Selon les plaignantes et leur avocat, le parquet n’est pas allé assez loin dans ses investigations. Ils en appellent donc à un juge d’instruction, indépendant du gouvernement, qui aura la possibilité de diligenter des enquêtes auprès des victimes, des médecins, mais aussi des fabricants ou de l’ANSM.
N’y a-t-il pas un risque que le juge classe aussi l’affaire sans suite ? "J'ai du mal à concevoir que l'enquête se termine au motif de l'absence d'une certitude scientifique absolue", commente Me Coubris. L'avocat affirme avoir obtenu des expertises "qui établissent la causalité entre la prise de ces pilules et les dommages subis". Habitué des affaires de santé, il se défend toutefois de mener le "combat contre la pilule".
Où en sont les débats sur les pilules de 3e et 4e génération ?
Mises sur le marché à partir des années 80, elles sont censées éviter certains effets secondaires des anciennes pilules - acné ou prise de poids par exemple - notamment grâce à leur dosage plus faible en éthinyl-oestradiol, une molécule qui ressemble à l’oestrogène.
En 2012, la Haute autorité de santé, épluchant des études scientifiques sur la question, concluait que toutes les pilules étaient dangereuses, mais que celles de 3e et 4e génération l’étaient un peu plus : le risque d'événement thromboembolique veineux (qui provoque l'AVC) y est de 4 pour 10.000, contre deux pour 10.000 pour les précédentes.
A l'époque, la plainte de Marion Larat avait conduit l'agence du médicament (ANSM) à renouveler ses recommandations sur ces pilules, qui ne doivent être prescrites qu'en 2e recours en raison des risques accrus de thrombose veineuse (phlébite) qu'elles entraînent.
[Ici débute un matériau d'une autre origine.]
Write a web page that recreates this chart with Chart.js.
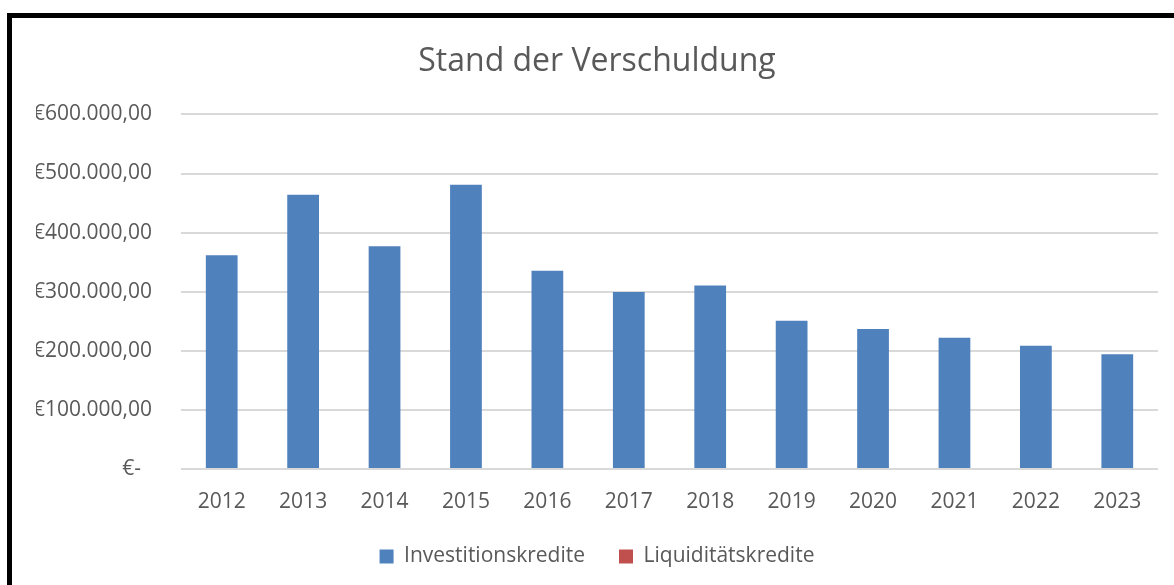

Le climat de défiance avait conduit les femmes et les prescripteurs à changer les habitudes de contraception. Selon l'ANSM, ces évolutions auraient ainsi en 2013 permis d'éviter 341 hospitalisations pour embolies pulmonaires chez des femmes en âge de procréer par rapport à 2012.
Dans les pharmacies, elles se sont aussi manifestées depuis 2012 par une chute constante des parts de marchés des pilules de 3e et 4e générations au profit des 1ère et 2e générations, selon l'agence du médicament. Mais "malgré ces constats, ces pilules moins efficaces et plus dangereuses sont toujours en vente et on n'a jamais trouvé judicieux que l'ANSM mette les laboratoires en demeure de mentionner le sur-risque de ces pilules par rapport aux autres", déplore Me Coubris. Ce sera tout l’objet de la future plainte en civile de faire avancer ce débat.